As she grew older, she got more attention from young men passing through. A Lieutenant Simmons, a Union soldier, called on her whenever he could and wrote letters, too. But Myra was a Confederate girl.

While she was "more pleased with him than other Yankees," she turned down his marriage proposal.

The diary passed through generations of Inman descendants.

In 1984, Snell, then Bradley County historian and a Lee University professor, studied the diaries and got permission from Myra's grandchildren to publish them. Brief excerpts had appeared in print before, including in The Chattanooga Times in 1938.

The book "Myra Inman, A Diary of the Civil War in East Tennessee," was published by Mercer University Press in 2000.

"We ... owe this young Clevelander a debt of gratitude," Snell wrote on the book's cover. "Her dedication to her writing allowed us to get to know her family, her friends and her Cleveland."

The play

Jennifer White, education curator of the Museum Center, won a Tennessee Arts Commission grant to commission the play based on Myra's diaries.

"We think we need to do more around Myra's character," White said.

Buck sought inspiration from local historians, including Bryan Reed, assistant history professor at Cleveland State Community College and a former student of Snell's who helped edit the diaries for the book.

The challenge for Buck was to turn years of writings by a teenage girl from the 1860s into a short play that would hold the attention of today's Internet-connected teens.

photo Jennifer White, Curator of Education at the Museum Center at Five Points in Cleveland, Tenn., stands near period furniture in the museum on Thursday. White is working on a production about a teenager during the Civil War named Myra Inman which is based on her diary.

Then it hit him: Twitter feeds.

"She has the desire to document her life, like kids do today," Buck said.

So what if a modern teenage girl, named Madison, walks into her room, settles on the floor on a modern-looking rug, opens her iPad and begins to write about her day? And a 19th-century teenage girl walks into her room, settles onto the floor in her room on a Victorian-era rug and begins to write about her day?

Somehow, Myra's diary begins showing Madison's words. Madison, mysteriously, begins seeing Myra's words. After it dawns on them that they are carrying on a conversation across a century and a half of time, they begin to speak directly to each other.

Madison's parents are divorcing. She must choose a side and feels she is betraying the other. Myra is part of a Confederate family with many acquaintances who are Unionists. They talk about race. Madison tells Myra that black people can seek out any job these days, including president of the United States.

Myra's life

Myra's last entry was Wednesday, Jan. 24, 1866. "Rainy day. Sister has given out going with Mr. Carter to Cincinnati. Will go in April."

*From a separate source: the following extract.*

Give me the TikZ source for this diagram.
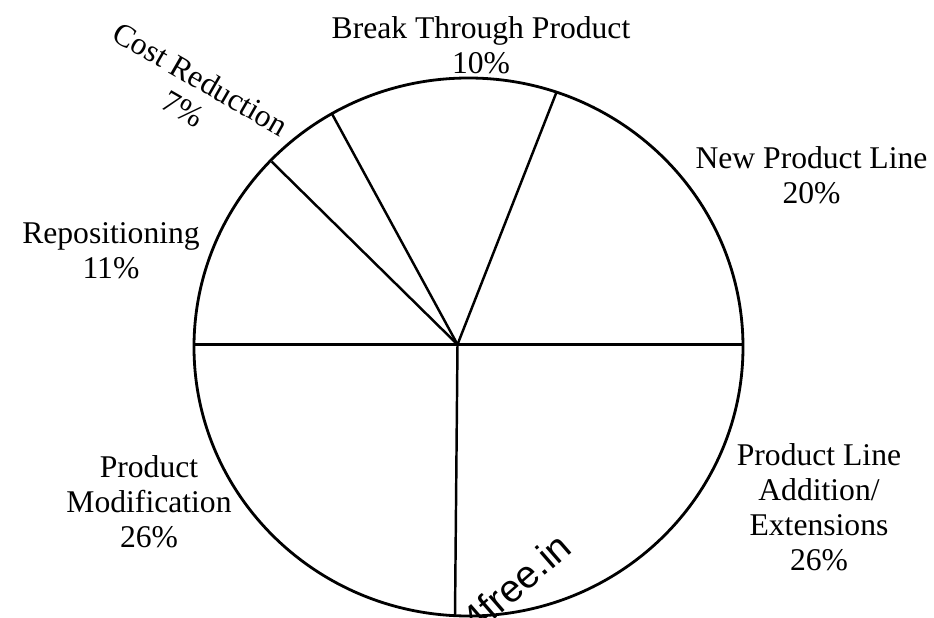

Myra's oldest sister, Darthula, married John Carter, a salesman with business as far away as Charleston, S.C., in 1853. They moved to his Charleston, Tenn., farm at the end of the war. Darthula died in 1874, according to family records added to the diary.

John married Myra two years later. There is a photo of Myra and John and others sitting in front of their farmhouse in Charleston at the library's History Branch. John and Myra moved to Chattanooga late in life.

photo Dan Buck, a professor at Lee University, stands in a conference room of the Museum Center at Five Points in Cleveland, Tenn. on Thursday. Buck is working on a production about a teenager during the Civil War named Myra Inman which is based on her diary.

Myra died Dec. 7, 1914, at age 68. Her husband died Feb. 14, 1915. John, Myra and Darthula, their children and their slaves Uncle Ned and Phoebe are buried at Fort Hill Cemetery in Cleveland.

No direct descendants of Myra Inman and John Carter still live here, said Cleveland's official historian, Bob George.

"When Bill [Snell] did the diary, he made a presentation to the Atlanta Historical Society, a prestigious group. Myra's descendants heard that and liked what he was doing," George said.

So in 1997 they donated her personal papers, except the diary itself, to the Cleveland library.

George said the diary is not only relevant today, but fascinating.

"I'm not into teenage girls' diaries," George said. "But Bill asked me to read it, and I couldn't put it down."